Sunday, February 20, 2011

Gender issues in WASH


I’m not an expert on gender issues.  I took one graduate course on gender and development and it opened my eyes to the subject, but I still understand very little about how to work against gender issues. 

By gender issue, I mean something that is unfair for women, or worse, an outright violation of women’s rights.  Perhaps it would seem better to call this a women’s issue.  No, I would recommend we use the term gender issue, because the problem is not solely with women, that they are denied so many rights in this land.  The problem is that both genders are messed up in their God-given roles of male and female- serving and caring about one another. 

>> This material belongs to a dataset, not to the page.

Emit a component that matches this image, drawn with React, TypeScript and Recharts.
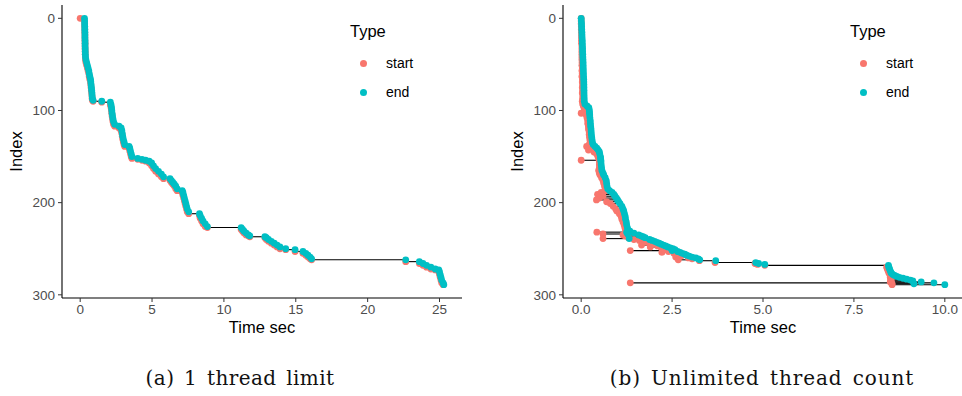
import React from 'react';
import { ErrorBar, Label, Scatter, ScatterChart, XAxis, YAxis } from 'recharts';

// (a) 1 thread limit
const leftIndex = [
  0, 3, 6, 9, 12, 15, 18, 21, 24, 27, 30, 33, 36, 39, 42, 45, 48, 51, 54, 57, 60, 63, 66, 69, 72, 75, 78, 81, 84, 87,
  89, 90, 91, 94, 97, 100, 103, 106, 109, 112, 115, 117, 119, 122, 125, 128, 131, 134, 137, 139, 141, 144, 147, 150,
  152, 153, 154, 155, 157, 160, 163, 166, 169, 172, 174, 176, 178, 180, 182, 185, 187, 189, 192, 195, 198, 201, 204,
  207, 210, 212, 214, 217, 220, 223, 226, 227, 229, 231, 233, 235, 236, 237, 238, 240, 242, 244, 246, 248, 250, 251,
  253, 255, 257, 259, 261, 262, 264, 266, 268, 270, 272, 273, 275, 278, 281, 284, 287, 289,
];
const leftStart = [
  0.0, 0.3, 0.31, 0.31, 0.32, 0.32, 0.33, 0.33, 0.33, 0.34, 0.34, 0.34, 0.35, 0.35, 0.36, 0.37, 0.4, 0.45, 0.5, 0.55,
  0.6, 0.63, 0.67, 0.72, 0.74, 0.76, 0.78, 0.8, 0.82, 0.83, 0.85, 0.9, 1.5, 2.1, 2.15, 2.18, 2.2, 2.22, 2.25, 2.28,
  2.32, 2.4, 2.7, 2.85, 2.9, 2.93, 2.96, 3.0, 3.05, 3.1, 3.4, 3.45, 3.5, 3.55, 3.6, 4.0, 4.3, 4.55, 4.8, 4.97, 5.1,
  5.25, 5.45, 5.65, 5.8, 6.25, 6.35, 6.45, 6.55, 6.65, 6.75, 7.1, 7.15, 7.2, 7.25, 7.3, 7.35, 7.4, 7.45, 7.55, 8.3,
  8.35, 8.45, 8.55, 8.7, 8.85, 11.2, 11.3, 11.4, 11.55, 11.7, 11.8, 12.85, 12.95, 13.1, 13.3, 13.5, 13.7, 13.9, 14.3,
  14.95, 15.5, 15.7, 15.85, 16.0, 16.1, 22.65, 23.6, 23.85, 24.1, 24.4, 24.7, 24.95, 25.0, 25.05, 25.1, 25.15, 25.25,
];
const leftEnd = [
  0.3, 0.31, 0.31, 0.32, 0.32, 0.33, 0.33, 0.33, 0.34, 0.34, 0.34, 0.35, 0.35, 0.36, 0.37, 0.4, 0.45, 0.5, 0.55, 0.6,
  0.63, 0.67, 0.72, 0.74, 0.76, 0.78, 0.8, 0.82, 0.83, 0.85, 0.9, 1.5, 2.1, 2.15, 2.18, 2.2, 2.22, 2.25, 2.28, 2.32,
  2.4, 2.7, 2.85, 2.9, 2.93, 2.96, 3.0, 3.05, 3.1, 3.4, 3.45, 3.5, 3.55, 3.6, 4.0, 4.3, 4.55, 4.8, 4.97, 5.1, 5.25,
  5.45, 5.65, 5.8, 6.25, 6.35, 6.45, 6.55, 6.65, 6.75, 7.1, 7.15, 7.2, 7.25, 7.3, 7.35, 7.4, 7.45, 7.55, 8.3, 8.35,
  8.45, 8.55, 8.7, 8.85, 11.2, 11.3, 11.4, 11.55, 11.7, 11.8, 12.85, 12.95, 13.1, 13.3, 13.5, 13.7, 13.9, 14.3, 14.95,
  15.5, 15.7, 15.85, 16.0, 16.1, 22.65, 23.6, 23.85, 24.1, 24.4, 24.7, 24.95, 25.0, 25.05, 25.1, 25.15, 25.25, 25.3,
];

// (b) Unlimited thread count
const rightIndex = [
  0, 3, 6, 9, 12, 15, 18, 21, 24, 27, 30, 33, 36, 39, 42, 45, 48, 51, 54, 57, 60, 63, 66, 69, 72, 75, 78, 81, 84, 87,
  90, 93, 95, 97, 99, 101, 103, 105, 108, 111, 114, 117, 120, 123, 126, 129, 132, 135, 137, 139, 141, 143, 145, 147,
  150, 152, 154, 156, 159, 162, 165, 168, 170, 173, 176, 179, 182, 185, 187, 189, 191, 193, 195, 197, 199, 201, 204,
  207, 209, 212, 215, 218, 221, 224, 227, 230, 231, 232, 233, 234, 235, 236, 237, 238, 239, 240, 241, 242, 243, 244,
  245, 246, 247, 248, 249, 250, 251, 252, 253, 254, 255, 256, 257, 258, 259, 260, 261, 262, 263, 265, 266, 267, 268,
  270, 272, 274, 276, 277, 278, 279, 280, 281, 282, 283, 284, 285, 286, 287, 288, 289,
];
const rightStart = [
  0.0, 0.0, 0.0, 0.005, 0.005, 0.01, 0.01, 0.01, 0.01, 0.01, 0.02, 0.02, 0.02, 0.02, 0.02, 0.02, 0.025, 0.02, 0.03,
  0.02, 0.03, 0.02, 0.035, 0.03, 0.04, 0.03, 0.04, 0.03, 0.045, 0.04, 0.03, 0.04, 0.06, 0.08, 0.1, 0.12, 0.0, 0.14,
  0.16, 0.18, 0.18, 0.2, 0.2, 0.22, 0.22, 0.23, 0.24, 0.25, 0.22, 0.15, 0.25, 0.2, 0.35, 0.42, 0.46, 0.48, 0.0, 0.5,
  0.5, 0.5, 0.48, 0.5, 0.52, 0.56, 0.6, 0.62, 0.64, 0.66, 0.7, 0.55, 0.45, 0.6, 0.5, 0.42, 0.7, 0.8, 0.88, 0.95, 0.98,
  1.05, 1.1, 1.12, 1.15, 1.18, 1.2, 1.22, 1.25, 0.43, 1.3, 0.6, 1.15, 1.2, 1.3, 1.3, 0.6, 1.45, 1.6, 1.7, 1.8, 1.9,
  1.95, 1.66, 2.1, 1.9, 2.2, 2.3, 2.35, 1.35, 2.4, 2.22, 2.55, 2.6, 2.7, 2.75, 2.6, 2.95, 3.05, 2.67, 3.25, 3.68,
  4.78, 4.85, 5.05, 8.4, 8.42, 8.44, 8.46, 8.48, 8.5, 8.5, 8.5, 8.5, 8.52, 8.52, 8.52, 8.52, 8.5, 1.35, 8.55, 8.55,
];
const rightEnd = [
  0.0, 0.005, 0.01, 0.012, 0.015, 0.02, 0.022, 0.025, 0.03, 0.032, 0.035, 0.038, 0.04, 0.043, 0.046, 0.05, 0.053,
  0.055, 0.058, 0.06, 0.063, 0.066, 0.07, 0.072, 0.074, 0.075, 0.077, 0.078, 0.08, 0.082, 0.085, 0.1, 0.16, 0.21,
  0.22, 0.225, 0.23, 0.235, 0.24, 0.25, 0.255, 0.26, 0.27, 0.275, 0.28, 0.29, 0.3, 0.31, 0.33, 0.38, 0.43, 0.47, 0.5,
  0.51, 0.53, 0.535, 0.54, 0.545, 0.55, 0.56, 0.57, 0.6, 0.62, 0.66, 0.69, 0.7, 0.71, 0.73, 0.78, 0.85, 0.9, 0.93,
  0.97, 1.0, 1.03, 1.07, 1.12, 1.15, 1.17, 1.19, 1.21, 1.22, 1.24, 1.25, 1.27, 1.3, 1.34, 1.25, 1.45, 1.28, 1.58,
  1.64, 1.7, 1.76, 1.32, 1.88, 1.95, 2.02, 2.08, 2.14, 2.2, 2.26, 2.32, 2.38, 2.45, 2.52, 2.58, 2.5, 2.65, 2.72, 2.78,
  2.85, 2.9, 2.97, 3.05, 3.15, 3.22, 3.26, 3.7, 4.8, 4.88, 5.05, 8.45, 8.46, 8.48, 8.5, 8.52, 8.54, 8.57, 8.62, 8.68,
  8.75, 8.85, 8.95, 9.05, 9.12, 9.35, 9.7, 9.15, 10.0,
];

const leftXTicks = [0, 5, 10, 15, 20, 25];
const rightXTicks = [0, 2.5, 5, 7.5, 10];
const indexTicks = [0, 100, 200, 300];
const typeLabels = ['start', 'end'];

const RED = '#F8766D';
const CYAN = '#00BFC4';
const SANS = '"Liberation Sans", Arial, sans-serif';

const rowsOf = (idx: number[], st: number[], en: number[]) =>
  idx.map((y, k) => ({ y, start: st[k], end: en[k] }));

const dot = (fill: string) => (p: any) => <circle cx={p.cx} cy={p.cy} r={3.4} fill={fill} />;

const yTitle = (x: number) => (p: any) => {
  const vb = p.viewBox;
  const cy = vb.y + vb.height / 2;
  return (
    <text x={x} y={cy} transform={`rotate(-90 ${x} ${cy})`} textAnchor="middle" dominantBaseline="central"
      fontFamily={SANS} fontSize={16.5} fill="#000">
      Index
    </text>
  );
};

const xTitle = (p: any) => {
  const vb = p.viewBox;
  return (
    <text x={vb.x + vb.width / 2} y={vb.y + 29} textAnchor="middle" dominantBaseline="central"
      fontFamily={SANS} fontSize={16.5} fill="#000">
      Time sec
    </text>
  );
};

type PanelProps = {
  idx: number[];
  st: number[];
  en: number[];
  xDomain: [number, number];
  xTicks: number[];
  fmt: (v: number) => string;
  yAxisWidth: number;
  titleX: number;
};

const Panel = ({ idx, st, en, xDomain, xTicks, fmt, yAxisWidth, titleX }: PanelProps) => {
  const rows = rowsOf(idx, st, en);
  const segs = rows.map((r) => ({ x: r.end, y: r.y, err: [r.end - r.start, 0] }));
  const starts = rows.map((r) => ({ x: r.start, y: r.y }));
  const ends = rows.map((r) => ({ x: r.end, y: r.y }));
  return (
    <ScatterChart width={481} height={340} margin={{ top: 5, right: 481 - 62 - 400 - (yAxisWidth - 62), bottom: 7, left: 0 }}>
      <XAxis type="number" dataKey="x" domain={xDomain} allowDataOverflow ticks={xTicks} interval={0}
        tickFormatter={fmt} height={35} tickSize={4} tickMargin={2}
        axisLine={{ stroke: '#000', strokeWidth: 1.1 }} tickLine={{ stroke: '#333' }}
        tick={{ fill: '#4D4D4D', fontSize: 13.5, fontFamily: SANS }}>
        <Label content={xTitle} />
      </XAxis>
      <YAxis type="number" dataKey="y" reversed domain={[-14.45, 303.45]} allowDataOverflow ticks={indexTicks}
        interval={0} width={yAxisWidth} tickSize={4} tickMargin={3}
        axisLine={{ stroke: '#000', strokeWidth: 1.1 }} tickLine={{ stroke: '#333' }}
        tick={{ fill: '#4D4D4D', fontSize: 13.5, fontFamily: SANS }}>
        <Label content={yTitle(titleX)} />
      </YAxis>
      <Scatter data={segs} isAnimationActive={false} shape={() => <g />}>
        <ErrorBar dataKey="err" direction="x" width={0} stroke="#000" strokeWidth={1.1} isAnimationActive={false} />
      </Scatter>
      <Scatter data={starts} isAnimationActive={false} shape={dot(RED)} />
      <Scatter data={ends} isAnimationActive={false} shape={dot(CYAN)} />
    </ScatterChart>
  );
};

const TypeLegend = ({ left }: { left: number }) => (
  <div style={{ position: 'absolute', left, top: 0, fontFamily: SANS }}>
    <div style={{ position: 'absolute', left: 0, top: 22, fontSize: 16.5, whiteSpace: 'nowrap' }}>Type</div>
    {typeLabels.map((t, k) => (
      <div key={t} style={{ position: 'absolute', left: 0, top: 55 + k * 29, whiteSpace: 'nowrap' }}>
        <span style={{ position: 'absolute', left: 10, top: 4.5, width: 7, height: 7, borderRadius: 4,
          background: k === 0 ? RED : CYAN }} />
        <span style={{ position: 'absolute', left: 36, top: 0, fontSize: 14, lineHeight: '16px' }}>{t}</span>
      </div>
    ))}
  </div>
);

const captionStyle: React.CSSProperties = {
  position: 'absolute', top: 366, fontFamily: '"DejaVu Serif", serif', fontSize: 20, color: '#111',
  whiteSpace: 'nowrap', transform: 'translateX(-50%)', letterSpacing: 0.4, wordSpacing: 3,
};

export default function App() {
  return (
    <div style={{ position: 'absolute', left: 0, top: 0, width: 962, height: 396, background: '#fff', overflow: 'hidden' }}>
      <div style={{ position: 'absolute', left: 0, top: 0 }}>
        <Panel idx={leftIndex} st={leftStart} en={leftEnd} xDomain={[-1.265, 26.565]} xTicks={leftXTicks}
          fmt={(v) => String(v)} yAxisWidth={62} titleX={16} />
      </div>
      <div style={{ position: 'absolute', left: 481, top: 0 }}>
        <Panel idx={rightIndex} st={rightStart} en={rightEnd} xDomain={[-0.5, 10.5]} xTicks={rightXTicks}
          fmt={(v) => v.toFixed(1)} yAxisWidth={82} titleX={36} />
      </div>
      <TypeLegend left={350} />
      <TypeLegend left={850} />
      <div style={{ ...captionStyle, left: 240 }}>(a) 1 thread limit</div>
      <div style={{ ...captionStyle, left: 762, letterSpacing: 0.9 }}>(b) Unlimited thread count</div>
    </div>
  );
}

WASH stands for water, advocacy, sanitation and hygiene.  This applies to both women and men, but it applies differently, because genders here are quite separated the majority of the time.  In an agricultural village here, men do not hang around the house or the village at all, they are in the fields, the mosque, or the bazaar for all the daylight hours.  Women do all domestic duties: care for children, care for animals, care for gardens, wash clothes, wash dishes, wash children, chase chickens, weave rugs, knit socks, stitch clothes, make bread, make meals, and the list goes on (and you wondered why they have big families- children make good helpers here).  So when we come to a village to talk about water, sanitation and hygiene, we need to talk to the ones who fetch the water, wipe babies’ bottoms, and wash childrens’ hands- you guessed it, the women.

I’ve insisted before that rural and community development must be more about behavior and belief change, and less about building stuff.  For this reason our first WASH intervention is a participatory hygiene and health course for women.  If women attend the course and apply what they are learning as real lifestyle changes, we reward them with a water filter (read BSF posts below).  In the course they learn about the importance of clean water, and how it can change the whole course of family life for those who have suffered a lot of diarhoea.  This part of our WASH work is good (I think).  But in evaluating the effect of the BSFs (water filters) on life, we have realized that we’ve walked right into a gender issue.

We focused on women because they do all the water and sanitation chores, and can pass good behaviors on to their children and ensure that their children are getting clean water.  We did not predict what would happen by leaving men out of the initial WASH intervention.  Actually we did not leave them out entirely, but we did not involve them until it was time to install the BSFs in their houses.  Suddenly one day we show up with a 200lb blue concrete block that their wives and us want to put in their house.  We need their help to lug this massive thing that they don’t understand, and then we show them we’re going to load another 150 pounds of sand and rock into the thing, which guarantees that they will not easily move the thing ever again.  No men that we know of have outright resisted it, but their passive, unknowledgeable acceptance has had another consequence- numerous men have been unwilling to provide for their families need for a pit or composting latrine. 

Let’s be honest, men here do not need a latrine as much as women do.  I said above they are seldom home, and they can more easily get away with peeing behind the house when they are home.  It is a much harder situation for women who do not have a latrine.  Mothers without a latrine often let their babies and children toilet in their dirt yard, where the rest of their siblings play.  What is a woman to do about toileting and menstruation if she has no private latrine?  The answer will shock you- many women do not toilet at all while the sun is up.  They hold it.  The number of kidney stones and twisted bowels here is sickening, and this is a big contributor to it. 

Suddenly water filters seems to pale in comparison with the importance of latrines and sanitation huh?  I wish we would have planned the way we did our water intervention (the BSFs) around the goal of mobilizing whole families to shape up their whole water and sanitation system.  Yes it doesn’t benefit men as much so it made sense to focus on women, but now we need the men to strongly support the initiative to build latrines, so that clean water is not useless because of all the filth of open defecation.  By focusing and delivering to women, we have allowed some men to say to our project women’s team, “okay, if this is a women’s problem, you fix it for them, it doesn’t concern me.”  Pretty distorted isn’t it?  Ideally, focusing on women will lead to empowerment, which gathers the recognition and affirmation of men who suddenly see women as more capable, more valuable.  Well, I guess it doesn’t always work out as ideally as we’d hope.